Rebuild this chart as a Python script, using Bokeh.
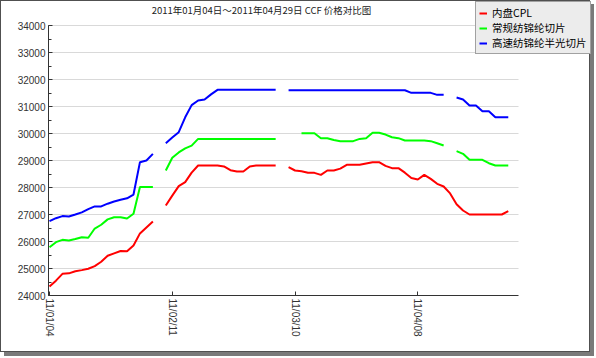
import numpy as np
from bokeh.plotting import figure
from bokeh.models import (Range1d, Legend, LegendItem, Label, FixedTicker,
                          SingleIntervalTicker, ColumnDataSource)
from bokeh.embed import file_html
from bokeh.resources import INLINE

title_text = "2011年01月04日～2011年04月29日 CCF 价格对比图"
series_names = ["内盘CPL", "常规纺锦纶切片", "高速纺锦纶半光切片"]
series_colors = ["#ff0000", "#00ff00", "#0000ff"]
tick_positions = [0, 19, 38, 57]
tick_labels = ["11/01/04", "11/02/11", "11/03/10", "11/04/08"]

# 内盘CPL
cpl = [24333, 24550, 24802, 24820, 24900, 24940, 24990, 25090, 25250, 25470,
       25560, 25650, 25640, 25850, 26300, 26520, 26741, None,
       27333, 27700, 28050, 28200, 28550, 28815, 28815, 28815, 28815, 28780,
       28640, 28593, 28593, 28780, 28815, 28815, 28815, 28815, None,
       28753, 28630, 28600, 28543, 28543, 28469, 28630, 28630, 28700, 28840,
       28840, 28840, 28890, 28938, 28938, 28800, 28716, 28716, 28550, 28350,
       28296, 28469, 28321, 28136, 28037, 27780, 27380, 27148, 27000, 27000,
       27000, 27000, 27000, 27000, 27123]
# 常规纺锦纶切片
regular = [25790, 25975, 26062, 26040, 26090, 26160, 26140, 26480, 26620, 26820,
           26900, 26900, 26850, 27030, 28020, 28020, 28020, None,
           28630, 29099, 29300, 29450, 29550, 29800, 29800, 29800, 29800, 29800,
           29800, 29800, 29800, 29800, 29800, 29800, 29800, 29800, None,
           None, None, 30012, 30012, 30012, 29827, 29827, 29760, 29716, 29716,
           29716, 29800, 29827, 30025, 30025, 29960, 29860, 29827, 29740, 29740,
           29740, 29740, 29716, 29640, 29556, None, 29346, 29247, 29025, 29025,
           29025, 28900, 28815, 28815, 28815]
# 高速纺锦纶半光切片
high_speed = [26753, 26864, 26940, 26926, 27000, 27080, 27200, 27300, 27300, 27400,
              27480, 27543, 27600, 27740, 28938, 29000, 29247, None,
              29642, 29850, 30050, 30600, 31050, 31222, 31260, 31450, 31617, 31617,
              31617, 31617, 31617, 31617, 31617, 31617, 31617, 31617, None,
              31600, 31600, 31600, 31600, 31600, 31600, 31600, 31600, 31600, 31600,
              31600, 31600, 31600, 31600, 31600, 31600, 31600, 31600, 31600, 31506,
              31506, 31506, 31506, 31432, 31432, None, 31333, 31260, 31037, 31037,
              30827, 30827, 30605, 30605, 30605]

y_min, y_max = 24000, 34000
x_min, x_max = -0.155, 72.55


def to_arr(v):
    return np.array([np.nan if a is None else a for a in v], dtype=float)


x = list(range(len(cpl)))

# frame spans the whole canvas so the legend and title are not clipped;
# axes and grid are bounded to the real plotting region
p = figure(width=590, height=352, output_backend="svg", toolbar_location=None,
           x_range=Range1d(x_min, 83.88), y_range=Range1d(y_min, 34889),
           min_border_left=47, min_border_right=0, min_border_top=0,
           min_border_bottom=58,
           styles={"border": "1px solid #505050", "box-shadow": "4px 4px 0 #7a7a7a"})
p.background_fill_color = "white"
p.border_fill_color = "white"
p.outline_line_color = None

yt = SingleIntervalTicker(interval=1000, num_minor_ticks=2)
p.yaxis.ticker = yt
p.ygrid.ticker = yt
p.ygrid.grid_line_color = "#d9d9d9"
p.ygrid.bounds = (y_min, y_max)
p.ygrid.cross_bounds = (x_min, x_max)
p.xgrid.visible = False
p.yaxis.bounds = (y_min, y_max)
p.xaxis.bounds = (x_min, x_max)

p.xaxis.ticker = FixedTicker(ticks=tick_positions)
p.xaxis.major_label_overrides = {t: l for t, l in zip(tick_positions, tick_labels)}
p.xaxis.major_label_orientation = "vertical"

for ax in (p.xaxis, p.yaxis):
    ax.axis_line_color = "#333333"
    ax.major_tick_line_color = "#333333"
    ax.minor_tick_line_color = "#333333"
    ax.major_tick_in = 4
    ax.major_tick_out = 0
    ax.minor_tick_in = 3
    ax.minor_tick_out = 0
    ax.major_label_text_font = "Liberation Sans"
    ax.major_label_text_font_size = "10px"
    ax.major_label_text_color = "#333333"
    ax.major_label_standoff = 3
p.xaxis.minor_tick_line_color = None

items = []
for name, col, vals in zip(series_names, series_colors, [cpl, regular, high_speed]):
    src = ColumnDataSource(dict(x=x, y=to_arr(vals)))
    r = p.line("x", "y", source=src, line_color=col, line_width=2)
    items.append(LegendItem(label=name, renderers=[r]))

legend = Legend(items=items, location=(427, 241), glyph_width=8, glyph_height=14,
                label_height=14, label_standoff=5, padding=3, spacing=0, margin=0,
                background_fill_color="#ececec", background_fill_alpha=1,
                border_line_color="#555555", border_line_width=1,
                label_text_font="Noto Sans CJK SC", label_text_font_size="10.5px",
                label_text_color="#000000")
p.add_layout(legend)

title = Label(x=213, y=286, x_units="screen", y_units="screen", text=title_text,
              text_align="center", text_baseline="middle",
              text_font="Noto Sans CJK SC", text_font_size="9.5px",
              text_color="#222222")
p.add_layout(title)

open("out.html", "w").write(file_html(p, INLINE))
★ ★ ★ ★ ★ ★ ★
Reproduce the data above word for word from its first line through the line that holds "from bokeh.resources import INLINE", both ends included; skip pictures.

Rebuild this chart as a Python script, using Bokeh.
import numpy as np
from bokeh.plotting import figure
from bokeh.models import (Range1d, Legend, LegendItem, Label, FixedTicker,
                          SingleIntervalTicker, ColumnDataSource)
from bokeh.embed import file_html
from bokeh.resources import INLINE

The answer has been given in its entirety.